== TASK DIRECTIONS ==
Print the listing below from its opening line through the line holding "const monthDays = [31, 28, 31, 29];", both ends included.

== DATA SHOWN ==
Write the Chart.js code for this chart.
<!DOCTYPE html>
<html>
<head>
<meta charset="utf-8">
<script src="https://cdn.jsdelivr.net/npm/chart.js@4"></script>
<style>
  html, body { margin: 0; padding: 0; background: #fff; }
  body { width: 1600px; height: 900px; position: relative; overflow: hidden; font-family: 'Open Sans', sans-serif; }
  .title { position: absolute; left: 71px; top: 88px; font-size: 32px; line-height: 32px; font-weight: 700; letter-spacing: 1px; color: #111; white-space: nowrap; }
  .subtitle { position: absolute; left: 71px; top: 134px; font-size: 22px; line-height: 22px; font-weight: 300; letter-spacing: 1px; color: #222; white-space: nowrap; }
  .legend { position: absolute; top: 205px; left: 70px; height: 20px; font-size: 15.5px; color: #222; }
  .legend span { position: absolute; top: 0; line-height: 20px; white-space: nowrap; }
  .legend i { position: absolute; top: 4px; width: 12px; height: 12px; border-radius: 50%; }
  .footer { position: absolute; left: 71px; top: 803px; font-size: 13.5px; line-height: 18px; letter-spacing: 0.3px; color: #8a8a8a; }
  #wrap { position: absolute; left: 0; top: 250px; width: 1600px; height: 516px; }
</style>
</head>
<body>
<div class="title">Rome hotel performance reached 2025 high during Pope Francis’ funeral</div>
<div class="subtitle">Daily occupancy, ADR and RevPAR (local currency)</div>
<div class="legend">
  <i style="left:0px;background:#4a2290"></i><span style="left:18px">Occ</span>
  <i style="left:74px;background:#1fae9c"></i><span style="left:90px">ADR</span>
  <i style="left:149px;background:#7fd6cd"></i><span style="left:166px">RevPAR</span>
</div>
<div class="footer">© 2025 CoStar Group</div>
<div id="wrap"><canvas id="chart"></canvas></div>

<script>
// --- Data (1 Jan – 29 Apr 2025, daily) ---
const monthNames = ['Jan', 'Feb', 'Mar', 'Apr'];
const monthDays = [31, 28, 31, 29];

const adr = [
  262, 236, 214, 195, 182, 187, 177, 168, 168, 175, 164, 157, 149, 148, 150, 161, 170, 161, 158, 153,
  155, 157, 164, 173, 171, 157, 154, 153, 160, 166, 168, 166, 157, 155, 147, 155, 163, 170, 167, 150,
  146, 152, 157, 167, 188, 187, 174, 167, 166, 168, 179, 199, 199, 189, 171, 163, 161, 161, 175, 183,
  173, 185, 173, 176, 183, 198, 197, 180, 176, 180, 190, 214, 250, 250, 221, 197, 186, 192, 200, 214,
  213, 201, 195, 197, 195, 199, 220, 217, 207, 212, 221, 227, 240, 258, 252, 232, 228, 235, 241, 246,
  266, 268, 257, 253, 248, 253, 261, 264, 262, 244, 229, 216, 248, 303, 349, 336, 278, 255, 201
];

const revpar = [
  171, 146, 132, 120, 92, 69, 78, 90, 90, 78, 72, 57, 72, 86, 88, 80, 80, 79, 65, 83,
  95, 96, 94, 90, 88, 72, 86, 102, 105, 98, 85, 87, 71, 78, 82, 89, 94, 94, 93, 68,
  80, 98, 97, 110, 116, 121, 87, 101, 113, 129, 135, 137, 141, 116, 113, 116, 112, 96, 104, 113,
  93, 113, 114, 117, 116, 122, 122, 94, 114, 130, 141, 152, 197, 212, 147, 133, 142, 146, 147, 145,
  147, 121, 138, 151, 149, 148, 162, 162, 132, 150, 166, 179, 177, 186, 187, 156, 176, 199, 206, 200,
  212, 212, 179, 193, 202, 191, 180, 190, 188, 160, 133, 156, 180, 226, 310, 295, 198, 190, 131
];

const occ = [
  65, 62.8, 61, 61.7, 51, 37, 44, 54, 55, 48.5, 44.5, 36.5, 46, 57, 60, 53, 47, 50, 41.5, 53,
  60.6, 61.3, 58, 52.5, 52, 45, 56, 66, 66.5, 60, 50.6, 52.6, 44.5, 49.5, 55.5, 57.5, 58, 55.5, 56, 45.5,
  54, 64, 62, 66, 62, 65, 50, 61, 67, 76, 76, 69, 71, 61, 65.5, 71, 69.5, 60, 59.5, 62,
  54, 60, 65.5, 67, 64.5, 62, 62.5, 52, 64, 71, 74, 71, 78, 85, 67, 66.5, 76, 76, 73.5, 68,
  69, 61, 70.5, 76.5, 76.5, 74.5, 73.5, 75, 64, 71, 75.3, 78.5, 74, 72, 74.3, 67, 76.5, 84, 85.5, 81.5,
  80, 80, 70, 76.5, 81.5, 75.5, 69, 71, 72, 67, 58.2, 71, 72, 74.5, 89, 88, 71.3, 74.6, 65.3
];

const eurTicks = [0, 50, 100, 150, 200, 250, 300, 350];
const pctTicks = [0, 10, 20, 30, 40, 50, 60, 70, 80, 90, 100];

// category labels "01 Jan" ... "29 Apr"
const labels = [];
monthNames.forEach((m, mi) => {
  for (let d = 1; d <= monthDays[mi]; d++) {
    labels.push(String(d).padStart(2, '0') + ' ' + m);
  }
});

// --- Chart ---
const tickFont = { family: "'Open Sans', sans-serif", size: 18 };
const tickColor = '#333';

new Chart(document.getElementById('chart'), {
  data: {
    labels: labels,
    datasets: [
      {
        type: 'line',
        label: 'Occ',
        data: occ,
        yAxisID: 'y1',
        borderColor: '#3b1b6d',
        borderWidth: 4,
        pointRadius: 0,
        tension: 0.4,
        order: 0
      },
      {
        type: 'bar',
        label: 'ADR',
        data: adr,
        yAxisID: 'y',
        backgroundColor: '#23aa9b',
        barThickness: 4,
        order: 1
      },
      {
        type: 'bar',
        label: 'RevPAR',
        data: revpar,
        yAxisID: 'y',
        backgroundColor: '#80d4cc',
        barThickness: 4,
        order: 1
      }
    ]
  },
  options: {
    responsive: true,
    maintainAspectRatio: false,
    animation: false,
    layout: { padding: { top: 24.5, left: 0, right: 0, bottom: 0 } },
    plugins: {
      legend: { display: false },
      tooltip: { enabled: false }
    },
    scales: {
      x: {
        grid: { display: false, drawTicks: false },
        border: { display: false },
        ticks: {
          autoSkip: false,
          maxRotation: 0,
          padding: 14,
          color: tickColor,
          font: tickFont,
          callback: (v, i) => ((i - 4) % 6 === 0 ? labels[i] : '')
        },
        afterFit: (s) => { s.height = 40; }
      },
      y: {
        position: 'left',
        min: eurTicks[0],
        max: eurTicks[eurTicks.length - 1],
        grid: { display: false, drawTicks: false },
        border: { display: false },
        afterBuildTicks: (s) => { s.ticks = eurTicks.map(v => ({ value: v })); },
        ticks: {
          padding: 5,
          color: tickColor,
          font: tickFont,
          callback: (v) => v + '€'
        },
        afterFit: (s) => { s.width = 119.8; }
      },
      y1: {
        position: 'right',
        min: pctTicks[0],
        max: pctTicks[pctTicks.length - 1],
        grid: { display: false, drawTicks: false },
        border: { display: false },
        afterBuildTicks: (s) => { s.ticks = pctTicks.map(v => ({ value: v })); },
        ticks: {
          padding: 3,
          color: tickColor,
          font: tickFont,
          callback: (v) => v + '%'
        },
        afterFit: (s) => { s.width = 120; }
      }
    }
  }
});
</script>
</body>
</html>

== CORRECT RESULT ==
Write the Chart.js code for this chart.
<!DOCTYPE html>
<html>
<head>
<meta charset="utf-8">
<script src="https://cdn.jsdelivr.net/npm/chart.js@4"></script>
<style>
  html, body { margin: 0; padding: 0; background: #fff; }
  body { width: 1600px; height: 900px; position: relative; overflow: hidden; font-family: 'Open Sans', sans-serif; }
  .title { position: absolute; left: 71px; top: 88px; font-size: 32px; line-height: 32px; font-weight: 700; letter-spacing: 1px; color: #111; white-space: nowrap; }
  .subtitle { position: absolute; left: 71px; top: 134px; font-size: 22px; line-height: 22px; font-weight: 300; letter-spacing: 1px; color: #222; white-space: nowrap; }
  .legend { position: absolute; top: 205px; left: 70px; height: 20px; font-size: 15.5px; color: #222; }
  .legend span { position: absolute; top: 0; line-height: 20px; white-space: nowrap; }
  .legend i { position: absolute; top: 4px; width: 12px; height: 12px; border-radius: 50%; }
  .footer { position: absolute; left: 71px; top: 803px; font-size: 13.5px; line-height: 18px; letter-spacing: 0.3px; color: #8a8a8a; }
  #wrap { position: absolute; left: 0; top: 250px; width: 1600px; height: 516px; }
</style>
</head>
<body>
<div class="title">Rome hotel performance reached 2025 high during Pope Francis’ funeral</div>
<div class="subtitle">Daily occupancy, ADR and RevPAR (local currency)</div>
<div class="legend">
  <i style="left:0px;background:#4a2290"></i><span style="left:18px">Occ</span>
  <i style="left:74px;background:#1fae9c"></i><span style="left:90px">ADR</span>
  <i style="left:149px;background:#7fd6cd"></i><span style="left:166px">RevPAR</span>
</div>
<div class="footer">© 2025 CoStar Group</div>
<div id="wrap"><canvas id="chart"></canvas></div>

<script>
// --- Data (1 Jan – 29 Apr 2025, daily) ---
const monthNames = ['Jan', 'Feb', 'Mar', 'Apr'];
const monthDays = [31, 28, 31, 29];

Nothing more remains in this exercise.